Shining example for China's rust belt

Updated: 2016-05-20 08:21

By Ed Zhang(China Daily Europe)

  Comments() Print Mail Large Medium  Small

While Detroit is often considered the prototype of postindustrial cities, Pittsburgh points to an entirely different future

Revitalizing business in an area losing ground to outside competition is an important skill for government. But the importance is hardly reflected in existing textbooks about politics or economics. In China, officials learn on their own.

That is why it is so interesting to watch how different Chinese local governments are coping with the economy's slowdown. Giving money to enterprises to produce more of the same products, as it turns out, is the least intelligent policy.

So the stimulus package (mainly easy credit for state-owned enterprises) that the central government used to sustain the country's GDP growth after the 2008 financial crisis is now viewed by some economists as almost a dose of poison. It was described as the price of buying time for necessary reform. But it obviously failed because up to now not much reform that people have talked about has materialized.

Shining example for China's rust belt

In a large state system, what a lack of leadership in real changes may create is room for more local initiatives. But one complication is that, amid the economy's changing conditions, all the old games of development that local officials used to play with ease are no longer sustainable, such as using revenue from land auctions to finance local public projects. There are already many cities that have incurred heavy debts in their development attempts in the past few years.

But good lessons, positive as well as negative, do exist in the world.

There are cities that have remained in recession for two or three decades, while other cities have succeeded in upgrading themselves to a higher stage of development. It is only that those lessons are not very well documented in textbooks.

And wherever the lessons come from, whether China or the United States, they seem to bear out the same principles:

A local government can do a lot to help local business, by doing things that corporations cannot do single-handedly.

A local government can design an action plan to benefit local business by taking advantage of macroeconomic policies or preferences of the national government.

A local government can help local business leverage many resources of local society, economic and noneconomic. And the more noneconomic resources local business uses, the more competitive it is likely to become, especially in a time when the service sector is to be the leader of regional economic growth.

In any city with a sizable population and some economic and cultural tradition, there are many things that can be turned into incentives for business development.

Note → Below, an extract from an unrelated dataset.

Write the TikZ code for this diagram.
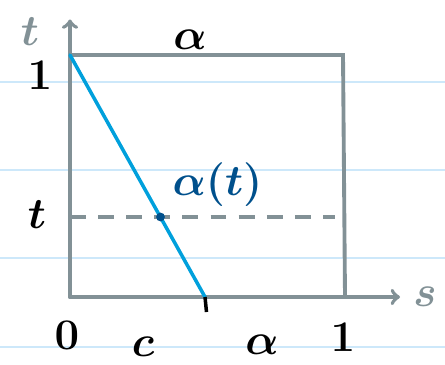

When people talk about the old industrial cities in the United States, the first city many think of is Detroit, as if its lingering pain represents the norm for all cities that have passed their most glorious times of industrial progress.

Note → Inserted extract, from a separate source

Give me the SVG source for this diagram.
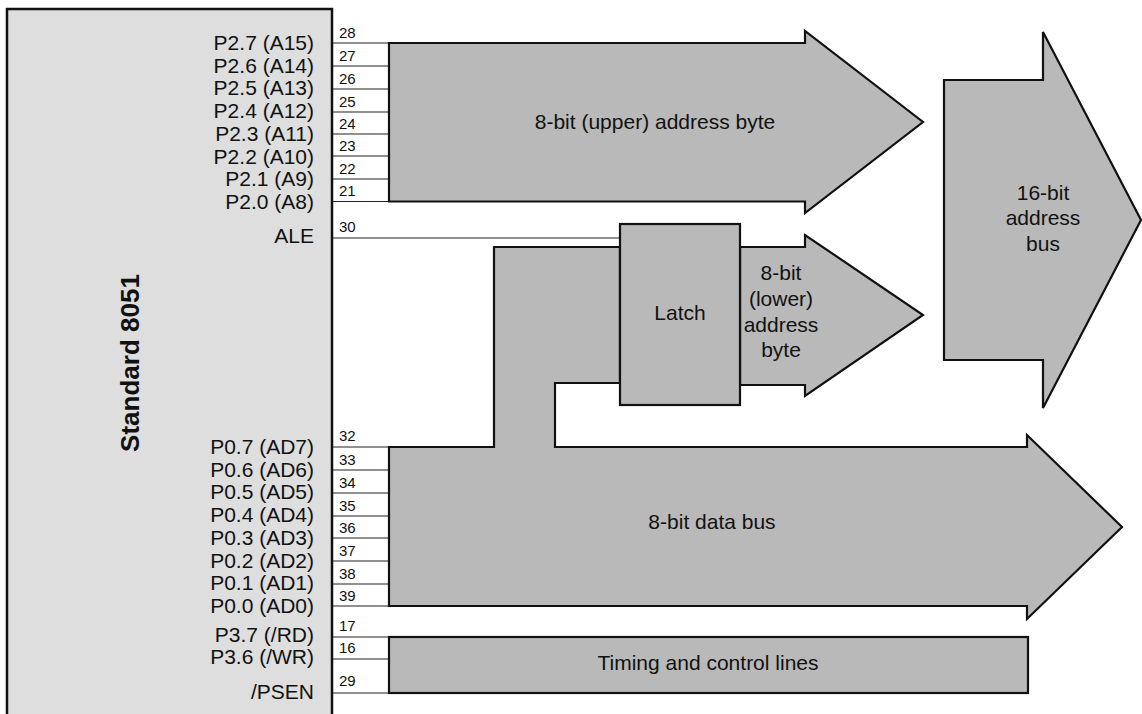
<svg xmlns="http://www.w3.org/2000/svg" width="1142" height="714" viewBox="0 0 1142 714">
<style>
text{font-family:"Liberation Sans",Arial,sans-serif;fill:#111}
.pin{font-size:21px;text-anchor:end}
.num{font-size:15px}
.lbl{font-size:21px;text-anchor:middle}
.bus{fill:#b9b9b9;stroke:#111;stroke-width:2.2;stroke-linejoin:miter}
.pl{stroke:#222;stroke-width:1.2;fill:none}
</style>
<rect width="1142" height="714" fill="#fff"/>
<g id="chip">
<rect x="7" y="9" width="325" height="720" fill="#dedede" stroke="#111" stroke-width="2.5"/>
<text transform="translate(139,363) rotate(-90)" font-size="26" font-weight="bold" text-anchor="middle">Standard 8051</text>
<text class="pin" x="314" y="50">P2.7 (A15)</text>
<text class="pin" x="314" y="72.7">P2.6 (A14)</text>
<text class="pin" x="314" y="95.4">P2.5 (A13)</text>
<text class="pin" x="314" y="118.1">P2.4 (A12)</text>
<text class="pin" x="314" y="140.8">P2.3 (A11)</text>
<text class="pin" x="314" y="163.5">P2.2 (A10)</text>
<text class="pin" x="314" y="186.2">P2.1 (A9)</text>
<text class="pin" x="314" y="208.9">P2.0 (A8)</text>
<text class="pin" x="314" y="243">ALE</text>
<text class="pin" x="314" y="454">P0.7 (AD7)</text>
<text class="pin" x="314" y="476.7">P0.6 (AD6)</text>
<text class="pin" x="314" y="499.4">P0.5 (AD5)</text>
<text class="pin" x="314" y="522.1">P0.4 (AD4)</text>
<text class="pin" x="314" y="544.8">P0.3 (AD3)</text>
<text class="pin" x="314" y="567.5">P0.2 (AD2)</text>
<text class="pin" x="314" y="590.2">P0.1 (AD1)</text>
<text class="pin" x="314" y="612.9">P0.0 (AD0)</text>
<text class="pin" x="314" y="642">P3.7 (/RD)</text>
<text class="pin" x="314" y="664">P3.6 (/WR)</text>
<text class="pin" x="314" y="699">/PSEN</text>
</g>
<g id="connectors">
<path class="pl" d="M333 43H389M333 66H389M333 89H389M333 112H389M333 134H389M333 156H389M333 179H389M333 201.5H389"/>
<path class="pl" d="M333 238H620"/>
<path class="pl" d="M333 447H389M333 470H389M333 493H389M333 516H389M333 538H389M333 561H389M333 584H389M333 606H389"/>
<path class="pl" d="M333 637H389M333 659H389M333 693H389"/>
<g class="num">
<text x="339" y="38">28</text><text x="339" y="61">27</text><text x="339" y="84">26</text><text x="339" y="107">25</text>
<text x="339" y="129">24</text><text x="339" y="151">23</text><text x="339" y="174">22</text><text x="339" y="196">21</text>
<text x="339" y="232">30</text>
<text x="339" y="441">32</text><text x="339" y="465">33</text><text x="339" y="488">34</text><text x="339" y="511">35</text>
<text x="339" y="533">36</text><text x="339" y="556">37</text><text x="339" y="579">38</text><text x="339" y="601">39</text>
<text x="339" y="631">17</text><text x="339" y="653">16</text><text x="339" y="686">29</text>
</g>
</g>
<g id="upper-bus">
<polygon class="bus" points="389,43 805,43 805,31 923,122 805,213 805,201.5 389,201.5"/>
<text class="lbl" x="655" y="129">8-bit (upper) address byte</text>
</g>
<g id="data-bus">
<polygon class="bus" points="389,447 494,447 494,247 620,247 620,383 555,383 555,447 1027,447 1027,435 1122,527 1027,619 1027,606 389,606"/>
<text class="lbl" x="712" y="529">8-bit data bus</text>
</g>
<g id="lower-bus">
<polygon class="bus" points="740,247 805,247 805,235 923,315 805,396 805,385 740,385"/>
<text class="lbl" x="781" y="280">8-bit</text>
<text class="lbl" x="781" y="306">(lower)</text>
<text class="lbl" x="781" y="332">address</text>
<text class="lbl" x="781" y="357">byte</text>
</g>
<g id="latch">
<rect class="bus" x="620" y="224" width="120" height="181"/>
<text class="lbl" x="680" y="320">Latch</text>
</g>
<g id="address-bus">
<polygon class="bus" points="944,80 1043,80 1043,32 1141,220 1043,408 1043,360 944,360"/>
<text class="lbl" x="1043" y="200">16-bit</text>
<text class="lbl" x="1043" y="225">address</text>
<text class="lbl" x="1043" y="251">bus</text>
</g>
<g id="timing">
<rect class="bus" x="389" y="637" width="639" height="56"/>
<text class="lbl" x="708" y="670">Timing and control lines</text>
</g>
</svg>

But Pittsburgh, according to Rich Lesser, president and CEO of Boston Consulting Group, himself from the city, can be seen as a case in contrast.

Pittsburgh managed in roughly four decades to rebuild itself from a center of a declining and polluting steel industry into a city known for medical services, sports, art and culture, and a good retirement environment, with a still strong business base. The Pittsburgh experience should be carefully studied by local officials in some of the old industrial towns in northern and particularly northeastern China if they really want to take responsibility for renewing their cities without simply waiting for the central government's bailout money.

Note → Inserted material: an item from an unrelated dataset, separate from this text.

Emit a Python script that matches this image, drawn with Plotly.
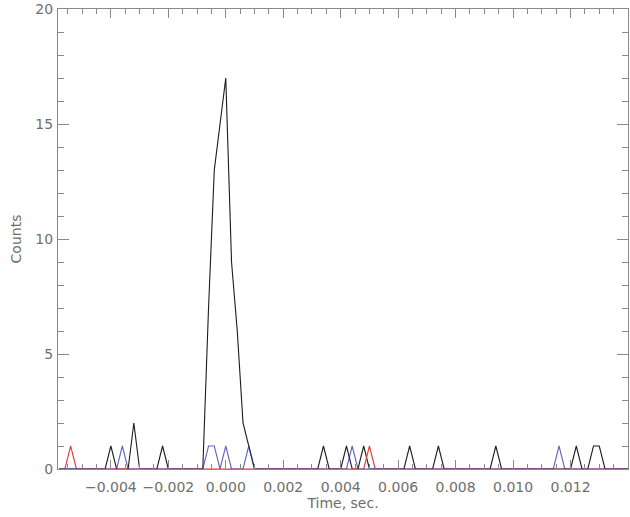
import numpy as np
import plotly.graph_objects as go

# Time bins (s): 0.2 ms wide, from -5.8 ms to 14.0 ms
bin_start = -0.0058
bin_width = 0.0002
n_bins = 100

# Non-empty bins for each channel: bin time (s) and counts
black_times = [-0.0040, -0.0032, -0.0022,
               -0.0006, -0.0004, -0.0002, 0.0000, 0.0002, 0.0004, 0.0006, 0.0008,
               0.0034, 0.0042, 0.0048, 0.0064, 0.0074, 0.0094, 0.0122, 0.0128, 0.0130]
black_counts = [1, 2, 1,
                7, 13, 15, 17, 9, 6, 2, 1,
                1, 1, 1, 1, 1, 1, 1, 1, 1]

blue_times = [-0.0036, -0.0006, -0.0004, 0.0000, 0.0008, 0.0044, 0.0116]
blue_counts = [1, 1, 1, 1, 1, 1, 1]

red_times = [-0.0054, 0.0050]
red_counts = [1, 1]

x_ticks = [-0.004, -0.002, 0.000, 0.002, 0.004, 0.006, 0.008, 0.010, 0.012]
y_ticks = [0, 5, 10, 15, 20]

t = bin_start + bin_width * np.arange(n_bins)


def histogram(times, counts):
    h = np.zeros(n_bins)
    for tt, c in zip(times, counts):
        h[int(round((tt - bin_start) / bin_width))] = c
    return h


AX = "#8a8a8a"
TXT = "#6e6e6e"
FONT = "DejaVu Sans"

fig = go.Figure()
for times, counts, color, op in [
    (black_times, black_counts, "#1c1c1c", 1.0),
    (red_times, red_counts, "#e03a3a", 1.0),
    (blue_times, blue_counts, "#2222a8", 0.7),
]:
    fig.add_trace(go.Scatter(x=t, y=histogram(times, counts), mode="lines",
                             line=dict(color=color, width=1.1), opacity=op,
                             showlegend=False, hoverinfo="skip"))

fig.update_layout(
    width=630, height=517,
    margin=dict(l=58, r=2, t=9, b=48),
    paper_bgcolor="white", plot_bgcolor="white",
    font=dict(family=FONT, size=14, color=TXT),
)

fig.update_xaxes(
    range=[-0.00584, 0.01400], tickvals=x_ticks,
    ticktext=[("\u2212" if v < 0 else "") + f"{abs(v):.3f}" for v in x_ticks],
    showline=True, linecolor=AX, linewidth=1, mirror="ticks",
    ticks="inside", ticklen=9, tickcolor=AX, tickwidth=1,
    minor=dict(dtick=0.0005, tick0=0, ticks="inside", ticklen=5, tickcolor=AX, tickwidth=1),
    showgrid=False, zeroline=False, ticklabelstandoff=5,
    title=dict(text="Time, sec.", standoff=4, font=dict(size=14, color=TXT)),
    automargin=False,
)
fig.update_yaxes(
    range=[0, 20], tickvals=y_ticks,
    showline=True, linecolor=AX, linewidth=1, mirror="ticks",
    ticks="inside", ticklen=11, tickcolor=AX, tickwidth=1,
    minor=dict(dtick=1, tick0=0, ticks="inside", ticklen=6, tickcolor=AX, tickwidth=1),
    showgrid=False, zeroline=False, ticklabelstandoff=1, ticklabeloverflow="allow",
    title=dict(text="Counts", standoff=10, font=dict(size=14, color=TXT)),
    automargin=False,
)

fig.write_html("out.html")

Like their American counterparts in the 1970s, those Chinese cities are plagued by outdated and excess capacity in mining and big smoke-stack operations, and face increasing competition from outside.

There was a time, as Lesser recalled, when people in Pittsburgh were saddened by seeing factories close down, jobs decrease and population shrink because many young people moved to other places.

The shutdown of Pittsburgh's steel mills came at the time when the expression "rust belt" was coined - just as the expression is now being recycled by the Chinese media to describe the country's northeastern cluster of old industrial cities.

However, Pittsburgh reacted more quickly in adapting to the change and rebuilding its new economic niche. As the market economy rewarded people for their entrepreneurship, the local government did play a role in providing a business-friendly urban environment, Lesser said.

It tried hard to retain corporate headquarters in the city.

It leveraged the local education system, most importantly two well-known universities, to attract young people to the city and to generate new services.

It helped sustain high quality in the city's medical services.

It helped retain the city's attractiveness through art and cultural and sports activities.

These are all conceivable for cities like Harbin in Heilongjiang province, Shenyang and Dalian in Liaoning province, and Baoding in Hebei province.

And as for all Chinese cities in a business slump, one more key point should be added. That is using a well-disciplined police force to protect, rather than to exploit, local private businesses.